Germany is expecting Russia to try to influence its general election on Sept. 24, but there are no indications of which party it would seek to back, officials said on Tuesday. Interior Minister Thomas de Maiziere said at a news conference that data stolen in 2015 in a hack of the lower house of parliament could surface in the coming weeks. Hans-Georg Maassen, the head of Germany’s domestic intelligence agency, said that while it was not known what Russia would do he suspected that Russian President Vladimir Putin would prefer a different German chancellor than Angela Merkel. It was likely that Russia had sought to influence the U.S. election and everything points to Moscow’s involvement in efforts to influence the election in France, de Maiziere said. “As a result, it cannot be excluded – and we are preparing internally – that there will be a similar effort to influence the election in Germany,” he said.

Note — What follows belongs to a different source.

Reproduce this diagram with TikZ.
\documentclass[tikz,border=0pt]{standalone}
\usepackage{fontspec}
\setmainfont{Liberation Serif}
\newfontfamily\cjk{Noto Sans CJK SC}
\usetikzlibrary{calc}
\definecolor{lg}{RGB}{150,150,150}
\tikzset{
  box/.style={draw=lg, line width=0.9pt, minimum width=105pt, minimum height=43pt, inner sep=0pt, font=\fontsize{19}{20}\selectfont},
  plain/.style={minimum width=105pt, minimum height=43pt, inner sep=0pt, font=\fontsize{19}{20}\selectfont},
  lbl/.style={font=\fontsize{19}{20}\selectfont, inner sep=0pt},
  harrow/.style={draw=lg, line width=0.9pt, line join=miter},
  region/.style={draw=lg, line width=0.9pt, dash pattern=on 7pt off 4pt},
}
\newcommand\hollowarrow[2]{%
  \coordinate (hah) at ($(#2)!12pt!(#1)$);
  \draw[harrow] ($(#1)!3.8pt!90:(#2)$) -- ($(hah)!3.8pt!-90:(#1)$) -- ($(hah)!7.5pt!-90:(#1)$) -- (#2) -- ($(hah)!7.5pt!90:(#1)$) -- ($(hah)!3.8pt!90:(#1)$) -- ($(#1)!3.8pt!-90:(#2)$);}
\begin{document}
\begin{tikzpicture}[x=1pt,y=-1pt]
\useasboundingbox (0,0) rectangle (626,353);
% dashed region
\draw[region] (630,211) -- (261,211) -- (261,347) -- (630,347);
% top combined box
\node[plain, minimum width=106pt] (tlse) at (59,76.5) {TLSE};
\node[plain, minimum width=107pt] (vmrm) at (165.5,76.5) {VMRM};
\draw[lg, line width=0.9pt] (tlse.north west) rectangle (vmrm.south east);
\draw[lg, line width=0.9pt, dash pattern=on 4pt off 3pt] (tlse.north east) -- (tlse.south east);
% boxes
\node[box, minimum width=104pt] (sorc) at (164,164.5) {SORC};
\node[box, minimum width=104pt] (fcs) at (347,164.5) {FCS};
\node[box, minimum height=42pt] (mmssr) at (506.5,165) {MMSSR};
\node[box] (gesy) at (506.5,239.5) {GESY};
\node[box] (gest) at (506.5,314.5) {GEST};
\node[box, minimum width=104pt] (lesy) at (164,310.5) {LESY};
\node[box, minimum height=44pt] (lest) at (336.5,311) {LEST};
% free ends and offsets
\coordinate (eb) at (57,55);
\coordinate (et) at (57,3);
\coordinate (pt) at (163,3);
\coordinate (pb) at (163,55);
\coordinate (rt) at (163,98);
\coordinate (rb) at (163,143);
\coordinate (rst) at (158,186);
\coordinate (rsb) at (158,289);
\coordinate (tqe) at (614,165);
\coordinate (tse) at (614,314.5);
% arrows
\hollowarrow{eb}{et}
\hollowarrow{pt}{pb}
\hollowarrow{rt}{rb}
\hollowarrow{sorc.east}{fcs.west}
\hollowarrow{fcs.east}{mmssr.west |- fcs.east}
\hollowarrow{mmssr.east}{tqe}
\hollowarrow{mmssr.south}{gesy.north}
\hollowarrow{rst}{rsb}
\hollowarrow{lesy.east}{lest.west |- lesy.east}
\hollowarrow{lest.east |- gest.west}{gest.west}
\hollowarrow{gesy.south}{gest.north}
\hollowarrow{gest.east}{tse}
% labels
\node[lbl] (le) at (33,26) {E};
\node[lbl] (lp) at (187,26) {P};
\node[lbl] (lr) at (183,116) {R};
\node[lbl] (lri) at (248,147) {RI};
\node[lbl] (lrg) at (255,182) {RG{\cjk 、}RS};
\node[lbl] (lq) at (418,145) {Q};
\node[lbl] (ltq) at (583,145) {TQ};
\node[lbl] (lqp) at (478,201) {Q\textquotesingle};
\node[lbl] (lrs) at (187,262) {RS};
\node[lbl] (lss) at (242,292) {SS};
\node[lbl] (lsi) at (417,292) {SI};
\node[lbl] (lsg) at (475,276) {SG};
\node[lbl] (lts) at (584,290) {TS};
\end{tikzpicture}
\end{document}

Russia has denied trying to influence foreign elections.
Merkel, who backs continued sanctions against Russia for its actions toward Ukraine, is seeking a fourth term.
Sources have told Reuters that one of the dozen or so accounts hit in the 2015 Bundestag hack was Merkel’s parliamentary account, although her primary work account was not touched.
Tuesday’s comments come days before Putin arrives in Germany for a meeting of G20 leaders, and follow a spate of cyber attacks directed at the German parliament, individual lawmakers, political parties and think tanks affiliated with parties since summer 2015 – all of which German intelligence agencies blame on APT 28, a Russian hacker group with links to Moscow.